In a “pure” drive slitting line (Fig. 15) the slitter is powered both to rotate the arbors and to shear the metal.
By virtue of a slack loop in the strip ahead of and on the exit side of the slitter, each function – uncoiling, slitting, and recoiling – is, in a sense, independent. This arrangement is called a “double loop-type” line. Reactionary or “back” tension for coiling in this type of line is developed in a tension block or a tension roll stand ahead of the recoiler.
Drive slitting lines are applied to a great many low strength, soft alloys, and in any other instance, where the strip is likely to tear in a pull-through type machine. As a compromise, manufacturers today offer what is known as a “helper” or “booster” type pull-through arrangement (Fig. 16). It extends a general duty slitter’s capability to include light gages and low yield strength metals at much less than added cost involved for a driven slitter installation to cover the full range considered.
The slitter in this instance is driven by two motors, one an induction motor geared-in and sized to feed all gages, light as well as heavy, at some normal threading speed.
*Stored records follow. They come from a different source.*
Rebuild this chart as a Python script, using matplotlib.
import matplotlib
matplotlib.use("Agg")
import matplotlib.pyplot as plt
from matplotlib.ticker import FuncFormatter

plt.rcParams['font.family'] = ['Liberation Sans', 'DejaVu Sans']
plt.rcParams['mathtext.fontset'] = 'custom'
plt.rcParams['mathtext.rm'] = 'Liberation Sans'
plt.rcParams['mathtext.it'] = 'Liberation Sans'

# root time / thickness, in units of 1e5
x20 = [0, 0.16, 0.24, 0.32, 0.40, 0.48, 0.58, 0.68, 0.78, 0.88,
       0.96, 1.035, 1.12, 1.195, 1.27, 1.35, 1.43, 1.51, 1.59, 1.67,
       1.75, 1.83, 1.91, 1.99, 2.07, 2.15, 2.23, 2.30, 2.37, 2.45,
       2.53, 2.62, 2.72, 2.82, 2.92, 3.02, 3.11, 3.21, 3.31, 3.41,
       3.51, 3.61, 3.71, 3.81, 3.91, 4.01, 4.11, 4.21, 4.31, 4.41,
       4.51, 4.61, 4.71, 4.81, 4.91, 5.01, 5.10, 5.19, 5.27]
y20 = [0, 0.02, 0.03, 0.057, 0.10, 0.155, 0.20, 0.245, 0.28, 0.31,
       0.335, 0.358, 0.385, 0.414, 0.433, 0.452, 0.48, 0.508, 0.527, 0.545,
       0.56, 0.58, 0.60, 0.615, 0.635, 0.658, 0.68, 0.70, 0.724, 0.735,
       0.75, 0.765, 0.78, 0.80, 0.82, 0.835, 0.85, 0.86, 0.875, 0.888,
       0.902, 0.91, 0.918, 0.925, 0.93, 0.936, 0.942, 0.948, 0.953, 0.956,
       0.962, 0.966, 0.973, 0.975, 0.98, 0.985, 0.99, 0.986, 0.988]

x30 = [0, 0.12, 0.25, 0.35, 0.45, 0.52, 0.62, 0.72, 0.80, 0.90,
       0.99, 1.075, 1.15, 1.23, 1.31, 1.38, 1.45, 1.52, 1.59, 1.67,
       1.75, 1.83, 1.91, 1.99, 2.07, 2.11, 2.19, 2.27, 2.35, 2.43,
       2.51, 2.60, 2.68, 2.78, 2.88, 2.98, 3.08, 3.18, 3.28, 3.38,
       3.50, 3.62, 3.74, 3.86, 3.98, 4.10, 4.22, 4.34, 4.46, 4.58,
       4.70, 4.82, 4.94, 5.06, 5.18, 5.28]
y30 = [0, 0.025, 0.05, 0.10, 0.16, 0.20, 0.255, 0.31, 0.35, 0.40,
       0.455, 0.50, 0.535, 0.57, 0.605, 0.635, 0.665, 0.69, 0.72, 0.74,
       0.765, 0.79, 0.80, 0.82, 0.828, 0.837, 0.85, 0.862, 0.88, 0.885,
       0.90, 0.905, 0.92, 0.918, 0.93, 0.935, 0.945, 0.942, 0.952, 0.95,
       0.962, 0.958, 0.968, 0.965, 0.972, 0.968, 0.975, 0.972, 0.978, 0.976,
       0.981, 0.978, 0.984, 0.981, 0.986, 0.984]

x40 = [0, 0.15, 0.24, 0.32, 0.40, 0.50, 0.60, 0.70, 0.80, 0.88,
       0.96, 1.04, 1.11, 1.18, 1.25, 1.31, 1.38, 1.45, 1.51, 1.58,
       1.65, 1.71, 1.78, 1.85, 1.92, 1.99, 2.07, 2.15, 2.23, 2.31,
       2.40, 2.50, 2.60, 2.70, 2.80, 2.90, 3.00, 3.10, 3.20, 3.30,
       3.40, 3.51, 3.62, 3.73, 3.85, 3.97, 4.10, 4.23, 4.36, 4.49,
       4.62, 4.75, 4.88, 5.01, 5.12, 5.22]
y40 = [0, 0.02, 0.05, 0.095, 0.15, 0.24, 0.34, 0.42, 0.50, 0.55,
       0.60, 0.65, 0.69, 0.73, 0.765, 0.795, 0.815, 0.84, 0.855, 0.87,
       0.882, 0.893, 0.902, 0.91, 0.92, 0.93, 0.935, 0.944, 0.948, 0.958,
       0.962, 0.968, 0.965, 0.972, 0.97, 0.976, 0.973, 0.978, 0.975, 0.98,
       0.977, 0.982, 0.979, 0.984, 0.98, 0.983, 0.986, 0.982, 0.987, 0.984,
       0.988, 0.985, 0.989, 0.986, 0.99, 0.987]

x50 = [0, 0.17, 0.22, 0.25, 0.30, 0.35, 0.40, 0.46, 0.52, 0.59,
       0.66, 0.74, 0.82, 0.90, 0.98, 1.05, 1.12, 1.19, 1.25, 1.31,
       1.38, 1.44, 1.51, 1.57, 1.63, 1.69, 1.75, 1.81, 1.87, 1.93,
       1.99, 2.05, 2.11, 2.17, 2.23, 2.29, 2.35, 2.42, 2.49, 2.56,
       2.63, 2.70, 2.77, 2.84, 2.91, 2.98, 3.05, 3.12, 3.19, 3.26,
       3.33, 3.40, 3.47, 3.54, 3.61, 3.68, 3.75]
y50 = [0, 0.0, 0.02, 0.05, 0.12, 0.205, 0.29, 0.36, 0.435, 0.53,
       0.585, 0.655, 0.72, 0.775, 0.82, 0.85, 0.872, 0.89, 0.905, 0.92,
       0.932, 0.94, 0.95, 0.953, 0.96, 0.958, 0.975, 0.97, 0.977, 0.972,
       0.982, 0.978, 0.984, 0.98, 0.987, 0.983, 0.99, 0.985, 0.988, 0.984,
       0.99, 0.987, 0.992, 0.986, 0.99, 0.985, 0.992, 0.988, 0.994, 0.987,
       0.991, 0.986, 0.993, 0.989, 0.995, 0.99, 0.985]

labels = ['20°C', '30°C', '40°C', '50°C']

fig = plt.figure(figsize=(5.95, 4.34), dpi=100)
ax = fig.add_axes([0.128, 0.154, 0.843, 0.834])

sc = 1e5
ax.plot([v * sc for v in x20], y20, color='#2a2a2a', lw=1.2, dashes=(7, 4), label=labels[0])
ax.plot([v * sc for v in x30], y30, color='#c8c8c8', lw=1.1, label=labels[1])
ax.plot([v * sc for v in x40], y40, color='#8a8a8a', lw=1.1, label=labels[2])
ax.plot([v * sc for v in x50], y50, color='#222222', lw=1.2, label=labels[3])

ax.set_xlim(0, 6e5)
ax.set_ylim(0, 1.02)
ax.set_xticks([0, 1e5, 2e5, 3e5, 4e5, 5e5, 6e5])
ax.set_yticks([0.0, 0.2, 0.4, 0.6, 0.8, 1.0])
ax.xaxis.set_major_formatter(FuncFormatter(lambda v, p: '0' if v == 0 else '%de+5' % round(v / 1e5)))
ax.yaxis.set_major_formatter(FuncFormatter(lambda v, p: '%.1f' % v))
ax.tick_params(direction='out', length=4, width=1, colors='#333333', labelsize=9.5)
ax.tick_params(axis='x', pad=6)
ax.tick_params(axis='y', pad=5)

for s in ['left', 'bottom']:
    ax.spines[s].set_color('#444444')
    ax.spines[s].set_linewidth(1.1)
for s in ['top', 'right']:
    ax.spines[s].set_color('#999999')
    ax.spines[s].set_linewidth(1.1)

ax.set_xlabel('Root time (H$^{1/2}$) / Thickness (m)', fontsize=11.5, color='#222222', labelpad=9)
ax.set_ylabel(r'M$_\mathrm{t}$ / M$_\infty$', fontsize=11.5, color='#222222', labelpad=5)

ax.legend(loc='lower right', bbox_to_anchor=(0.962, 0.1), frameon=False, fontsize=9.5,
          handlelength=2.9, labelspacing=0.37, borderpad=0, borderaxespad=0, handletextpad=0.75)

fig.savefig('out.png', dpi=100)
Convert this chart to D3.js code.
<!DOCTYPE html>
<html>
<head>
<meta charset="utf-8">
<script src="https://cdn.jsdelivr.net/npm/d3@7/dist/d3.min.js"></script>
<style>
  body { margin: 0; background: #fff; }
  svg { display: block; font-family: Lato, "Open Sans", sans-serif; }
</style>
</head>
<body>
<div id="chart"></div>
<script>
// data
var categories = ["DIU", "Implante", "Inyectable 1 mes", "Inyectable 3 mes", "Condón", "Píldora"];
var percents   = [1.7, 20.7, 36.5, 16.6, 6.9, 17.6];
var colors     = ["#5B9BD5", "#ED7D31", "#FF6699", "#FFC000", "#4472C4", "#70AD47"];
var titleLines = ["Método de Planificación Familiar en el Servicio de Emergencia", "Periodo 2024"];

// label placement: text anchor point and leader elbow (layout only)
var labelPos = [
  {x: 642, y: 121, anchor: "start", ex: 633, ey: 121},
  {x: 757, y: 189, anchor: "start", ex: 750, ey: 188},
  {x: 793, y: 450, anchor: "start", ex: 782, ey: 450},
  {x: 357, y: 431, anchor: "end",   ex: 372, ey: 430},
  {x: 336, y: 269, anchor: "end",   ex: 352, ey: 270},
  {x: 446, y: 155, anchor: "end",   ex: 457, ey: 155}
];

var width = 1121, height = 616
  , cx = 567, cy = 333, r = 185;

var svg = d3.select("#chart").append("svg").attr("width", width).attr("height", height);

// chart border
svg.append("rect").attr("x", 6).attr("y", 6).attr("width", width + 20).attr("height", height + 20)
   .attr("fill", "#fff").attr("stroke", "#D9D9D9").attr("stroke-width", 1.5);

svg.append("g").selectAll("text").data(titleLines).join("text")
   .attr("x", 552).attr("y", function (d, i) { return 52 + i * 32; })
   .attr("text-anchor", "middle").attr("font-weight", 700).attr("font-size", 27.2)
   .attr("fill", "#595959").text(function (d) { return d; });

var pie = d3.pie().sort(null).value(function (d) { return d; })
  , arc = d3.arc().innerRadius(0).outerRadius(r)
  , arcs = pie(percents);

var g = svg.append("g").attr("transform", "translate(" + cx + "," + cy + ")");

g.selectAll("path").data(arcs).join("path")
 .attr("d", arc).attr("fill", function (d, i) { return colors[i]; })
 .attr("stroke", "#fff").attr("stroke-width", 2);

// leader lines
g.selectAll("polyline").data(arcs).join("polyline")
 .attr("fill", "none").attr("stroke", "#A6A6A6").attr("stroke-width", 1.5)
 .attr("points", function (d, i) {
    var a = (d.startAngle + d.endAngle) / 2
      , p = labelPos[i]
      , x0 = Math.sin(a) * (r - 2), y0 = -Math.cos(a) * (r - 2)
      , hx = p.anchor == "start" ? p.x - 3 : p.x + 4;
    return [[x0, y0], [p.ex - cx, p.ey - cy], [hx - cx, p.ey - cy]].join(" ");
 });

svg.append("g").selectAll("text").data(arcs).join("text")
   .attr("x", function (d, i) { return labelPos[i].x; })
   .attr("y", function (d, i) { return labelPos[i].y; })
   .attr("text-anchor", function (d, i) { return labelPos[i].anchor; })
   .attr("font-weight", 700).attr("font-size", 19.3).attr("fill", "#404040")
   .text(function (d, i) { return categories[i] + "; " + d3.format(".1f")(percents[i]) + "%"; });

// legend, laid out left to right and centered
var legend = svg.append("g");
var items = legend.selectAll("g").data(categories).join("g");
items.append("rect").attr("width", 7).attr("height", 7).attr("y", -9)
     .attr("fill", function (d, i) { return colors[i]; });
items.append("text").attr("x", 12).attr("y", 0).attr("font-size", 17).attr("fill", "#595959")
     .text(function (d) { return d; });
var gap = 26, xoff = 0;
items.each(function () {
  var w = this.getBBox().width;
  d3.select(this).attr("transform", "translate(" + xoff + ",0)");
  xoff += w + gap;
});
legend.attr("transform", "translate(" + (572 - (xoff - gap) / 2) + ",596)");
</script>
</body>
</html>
The other is a torque regulated motor geared-in to rotate the cutters at maximum strip speed, but sized only with enough to overcome the friction and inertia in the slitter arbor assembly.
When operating conventionally, after threading, bother motors are inoperative and pull on the strip from the recoiler provided all the work – to rotate the cutter assembly and to shear. In the “helper” mode, after threading, the torque regulated motor is operative and accordingly, relieves the strip from the need to rotate the arbors.